# oil light when turning right



## veeduboval (Jul 29, 2009)

My 03 1.8t jetta oil light comes on when i turn right and will turn off when i straighten out or turn left... the dealership changed the oil pump a year ago under warranty and now that it is no longer under warranty its acting up again. The top end sounds like it is in some need of oil at all times. (louder then normal) i get the engine up to operating temp 190 water temp for about 5-10 minutes, pull the oil cap and there is oil on the cap... I was told it could be the oil pressure switch... is this true or could i have more problems the that? If i have to take the oil pan off where do i find the 12 star tool that removes the three bolts leading into the transmission?

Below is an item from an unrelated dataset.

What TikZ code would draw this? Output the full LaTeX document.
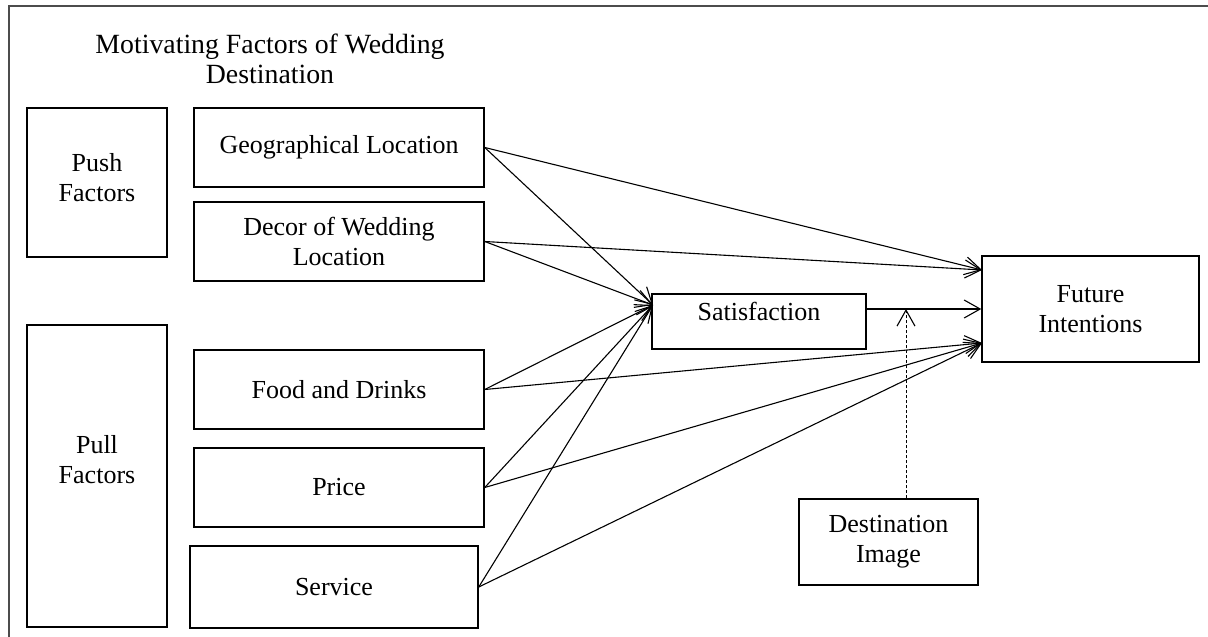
\documentclass[tikz,border=0pt]{standalone}
\usepackage{fontspec}
\setmainfont{Liberation Serif}
\usetikzlibrary{arrows.meta}
\begin{document}
\begin{tikzpicture}[x=1pt,y=-1pt,
  txt/.style={font=\fontsize{26}{30}\selectfont, align=center},
  box/.style={draw, line width=1.5pt, inner sep=0pt, txt},
  conn/.style={line width=1.1pt, -{Straight Barb[length=16pt,width=18pt,line width=1.1pt]}},
  dconn/.style={line width=0.9pt, dash pattern=on 3pt off 2pt, -{Straight Barb[length=16pt,width=18pt,line width=1.1pt,sep=0pt]}},
  frame/.style={draw=black!70, line width=1.6pt}
]
\useasboundingbox (0,0) rectangle (1208,637);
\draw[frame] (9,645) -- (9,6) -- (1215,6);

\node[txt, font=\fontsize{27.8}{30}\selectfont] (title) at (270,59) {Motivating Factors of Wedding\\Destination};

\node[box, line width=2.4pt, minimum width=140pt, minimum height=149pt,
      label={[txt,yshift=5pt,name=pushlbl]center:Push\\Factors}] (push) at (97,182.5) {};
\node[box, line width=1.1pt, minimum width=140pt, minimum height=302pt,
      label={[txt,yshift=16pt,name=pulllbl]center:Pull\\Factors}] (pull) at (97,476) {};

\node[box, minimum width=290pt, minimum height=79pt] (geo) at (339,147.5) {Geographical Location};
\node[box, minimum width=290pt, minimum height=79pt] (decor) at (339,241.5) {Decor of Wedding\\Location};
\node[box, minimum width=290pt, minimum height=79pt] (food) at (339,389.5) {Food and Drinks};
\node[box, minimum width=290pt, minimum height=79pt] (price) at (339,487.5) {Price};
\node[box, minimum width=288pt, minimum height=82pt] (service) at (334,587) {Service};

\node[box, minimum width=214pt, minimum height=55pt,
      label={[txt,yshift=10pt,name=satlbl]center:Satisfaction}] (sat) at (759,321.5) {};
\node[box, minimum width=217pt, minimum height=106pt] (fi) at (1090.5,309) {Future\\Intentions};
\node[box, minimum width=179pt, minimum height=86pt] (di) at (888.5,542) {Destination\\Image};

\coordinate (satin) at (653,305);
\coordinate (fiup) at (982,270);
\coordinate (fidown) at (982,343);
\coordinate (dtop) at (906,309);

\foreach \s in {geo,decor,food,price,service}
  \draw[conn] (\s.east) -- (satin);
\draw[conn] (geo.east) -- (fiup);
\draw[conn] (decor.east) -- (fiup);
\draw[conn] (food.east) -- (fidown);
\draw[conn] (price.east) -- (fidown);
\draw[conn] (service.east) -- (fidown);
\draw[conn] (sat.east |- fi.west) -- (fi.west);
\draw[dconn] (di.north -| dtop) -- (dtop);
\end{tikzpicture}
\end{document}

I will inspect the oil pump if a need be...any help is good help


----------



## veeduboval (Jul 29, 2009)

*Re: oil light when turning right (veeduboval)*

anyone?


----------



## Krieger (May 5, 2009)

if they changed it less than exactly one year ago, they should warranty it again.
ive never heard of any dealership not warrantying their work for one year.
def sounds like either ur pump or the switch, but im betting the pump. also, check ur levels, u might be low and running dry when ur turning and the oil is sloshing away from an already crappy oil pump.


----------



## aenima11 (May 9, 2009)

There is also a check valve in the oil filter assembly that can starve the head oil if it is clogged with slug, a 1.8T common problem.


----------